The Black sound keyed in here will never fade to black as they become to stars and stripes what a Jack and Meg White or a Stroke of good blues is. 'How Long' have they been doing this? 11 straight albums as they give it to us like that as they 'Burn The Damn Thing Down'. All in the same week we get the hotly anticipated Kendrick Lamar album ('Mr. Morale and the Big Steppers') and a long awaited Florence and the Machine release that rages on the floor ('Dance Fever'). Let alone a magnificent month in what is almost already six months and a great year in music. You can't ignore this one as Auerbach says, "Way out over the ocean/Deep down under the sea/Way up high to the top of the mountain/And everywhere in between." Rolling day and night, even if they are tried and tested and fresh off another album only a calendar yesterday. But the US and us can never get enough of those good ole blues. This is the sort of 'Happiness' that comes with a hollowed track like this. Or a great to the genre in signature style like 'Baby I'm Coming Home'. Knocking at your door.

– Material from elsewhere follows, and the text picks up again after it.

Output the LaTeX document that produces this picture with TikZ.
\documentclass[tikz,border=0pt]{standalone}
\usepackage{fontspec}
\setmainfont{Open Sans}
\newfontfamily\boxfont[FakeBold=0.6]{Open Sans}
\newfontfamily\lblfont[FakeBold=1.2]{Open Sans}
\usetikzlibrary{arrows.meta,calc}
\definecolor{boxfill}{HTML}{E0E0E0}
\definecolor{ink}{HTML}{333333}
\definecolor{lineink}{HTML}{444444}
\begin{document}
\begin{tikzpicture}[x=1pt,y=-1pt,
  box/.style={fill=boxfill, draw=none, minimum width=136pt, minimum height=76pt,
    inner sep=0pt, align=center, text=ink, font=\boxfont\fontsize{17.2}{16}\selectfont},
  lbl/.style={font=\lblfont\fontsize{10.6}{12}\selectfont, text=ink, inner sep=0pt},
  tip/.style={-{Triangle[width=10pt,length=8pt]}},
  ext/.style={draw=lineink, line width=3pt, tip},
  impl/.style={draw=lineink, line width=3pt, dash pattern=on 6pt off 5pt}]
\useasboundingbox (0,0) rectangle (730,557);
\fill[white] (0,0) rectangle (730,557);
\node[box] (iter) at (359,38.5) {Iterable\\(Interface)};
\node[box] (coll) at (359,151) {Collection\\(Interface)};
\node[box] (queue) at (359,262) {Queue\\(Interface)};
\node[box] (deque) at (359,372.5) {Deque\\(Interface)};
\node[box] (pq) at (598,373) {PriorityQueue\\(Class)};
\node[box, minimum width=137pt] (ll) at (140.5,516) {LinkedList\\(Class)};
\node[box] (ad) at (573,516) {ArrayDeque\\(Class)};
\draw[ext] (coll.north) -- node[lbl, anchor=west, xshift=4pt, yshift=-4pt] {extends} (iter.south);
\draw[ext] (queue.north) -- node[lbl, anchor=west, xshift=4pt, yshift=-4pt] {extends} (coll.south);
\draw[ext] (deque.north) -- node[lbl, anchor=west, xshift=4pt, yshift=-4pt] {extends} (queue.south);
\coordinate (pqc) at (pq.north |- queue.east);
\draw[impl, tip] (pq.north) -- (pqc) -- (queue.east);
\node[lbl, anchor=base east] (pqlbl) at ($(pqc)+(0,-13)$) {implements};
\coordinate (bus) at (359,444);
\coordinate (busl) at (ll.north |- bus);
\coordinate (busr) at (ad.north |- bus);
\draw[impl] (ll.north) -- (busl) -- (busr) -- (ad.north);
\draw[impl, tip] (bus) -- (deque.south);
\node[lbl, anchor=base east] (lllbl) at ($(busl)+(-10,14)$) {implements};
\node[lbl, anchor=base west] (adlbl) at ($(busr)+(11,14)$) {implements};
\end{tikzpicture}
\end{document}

Dan singing "I buy the things that make you smile/And send them with a kiss/The road is winding home/And only you know what I've really missed", to his sweet Sadie. 'Didn't I Love You?' He asks in 'Dropout's' fallout as Carney touches the skins. "You may not be believe me, baby/'Cause I didn't always treat you right/Might have deceived you, lady/Maybe I stayed out late at night." It's just these classic couplets of loving laments, sung by King's and those stuck in Muddy Waters that remind us that this is what the blues are all about. And back to Black this shade of blue for the red and white makes everything alright. Up jumps the 'Boogie'. TIM DAVID HARVEY. 

Playlist Picks: 'Wild Child', 'It Ain't Over', 'Good Love (Feat. Billy F. Gibbons)'.